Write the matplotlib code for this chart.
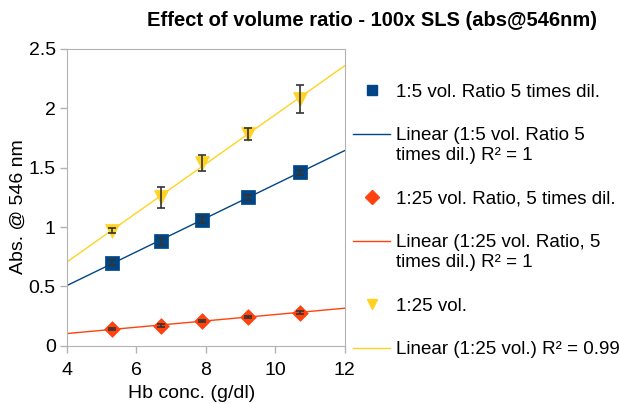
import numpy as np
import matplotlib.pyplot as plt
from matplotlib.legend_handler import HandlerLine2D

plt.rcParams['font.family'] = ['Liberation Sans', 'DejaVu Sans']

hb_conc = [5.3, 6.7, 7.9, 9.2, 10.7]
abs_1to5 = [0.70, 0.88, 1.06, 1.25, 1.46]
err_1to5 = [0.02, 0.03, 0.03, 0.02, 0.02]
abs_1to25_dil = [0.14, 0.17, 0.21, 0.245, 0.28]
err_1to25_dil = [0.01, 0.01, 0.01, 0.01, 0.01]
abs_1to25 = [0.97, 1.25, 1.54, 1.78, 2.08]
err_1to25 = [0.02, 0.09, 0.07, 0.05, 0.12]

labels = ["1:5 vol. Ratio 5 times dil.",
          "1:25 vol. Ratio, 5 times dil.",
          "1:25 vol."]
fit_labels = ["Linear (1:5 vol. Ratio 5\ntimes dil.) R² = 1",
              "Linear (1:25 vol. Ratio, 5\ntimes dil.) R² = 1",
              "Linear (1:25 vol.) R² = 0.99"]
colors = ["#004586", "#ff420e", "#ffd320"]
markers = ["s", "D", "v"]
sizes = [10, 8, 10]
LEG_FS = 13.5


class TopLine(HandlerLine2D):
    # put the line next to the first row of a two-row label
    def create_artists(self, legend, orig_handle, xdescent, ydescent, width,
                       height, fontsize, trans):
        arts = super().create_artists(legend, orig_handle, xdescent, ydescent,
                                      width, height, fontsize, trans)
        for a in arts:
            a.set_ydata(np.asarray(a.get_ydata()) + 0.6 * fontsize)
        return arts


fig = plt.figure(figsize=(6.2, 4.04), dpi=100)
ax = fig.add_axes([0.108, 0.144, 0.448, 0.735])

series = [(abs_1to5, err_1to5), (abs_1to25_dil, err_1to25_dil), (abs_1to25, err_1to25)]
handles = []
hmap = {}
xfit = np.array([4, 12])
for (y, e), c, m, s, lab, flab in zip(series, colors, markers, sizes, labels, fit_labels):
    k, b = np.polyfit(hb_conc, y, 1)
    ln, = ax.plot(xfit, k * xfit + b, color=c, lw=1, zorder=2)
    ax.scatter(hb_conc, y, marker=m, s=s ** 2, color=c, zorder=3,
               edgecolors=c, linewidths=0.5)
    ax.errorbar(hb_conc, y, yerr=e, fmt="none", ecolor="#333333", elinewidth=1.2,
                capsize=3, capthick=1.2, zorder=4)
    pt_h = plt.Line2D([], [], ls="none", marker=m, color=c, markersize=7)
    if "\n" in flab:
        hmap[ln] = TopLine()
    handles += [(pt_h, lab), (ln, flab)]

ax.set_xlim(4, 12)
ax.set_ylim(0, 2.5)
ax.set_xticks([4, 6, 8, 10, 12])
ax.set_yticks([0, 0.5, 1, 1.5, 2, 2.5])
ax.set_yticklabels(["0", "0.5", "1", "1.5", "2", "2.5"])
ax.tick_params(labelsize=14, color="#b3b3b3", length=5, width=1)
ax.tick_params(axis="x", pad=7)
ax.tick_params(axis="y", pad=3)
for sp in ax.spines.values():
    sp.set_color("#b3b3b3")
ax.set_xlabel("Hb conc. (g/dl)", fontsize=14)
ax.set_ylabel("Abs. @ 546 nm", fontsize=14)
ax.xaxis.set_label_coords(0.45, -0.132)
ax.yaxis.set_label_coords(-0.145, 0.468)
fig.text(0.60, 0.95, "Effect of volume ratio - 100x SLS (abs@546nm)", fontsize=14.5,
         fontweight="bold", ha="center", va="center")

fig.legend([h for h, _ in handles], [l for _, l in handles], handler_map=hmap,
           loc="upper left", bbox_to_anchor=(0.557, 0.812), frameon=False,
           fontsize=LEG_FS, handlelength=2.0, handletextpad=0.3, labelspacing=1.42,
           borderpad=0.4, borderaxespad=0)

fig.savefig("out.png", dpi=100)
....................
Short task
Look over the listing. Pull out every line with the string "matplotlib" in it.

Output for this exercise
Write the matplotlib code for this chart.
import matplotlib.pyplot as plt
from matplotlib.legend_handler import HandlerLine2D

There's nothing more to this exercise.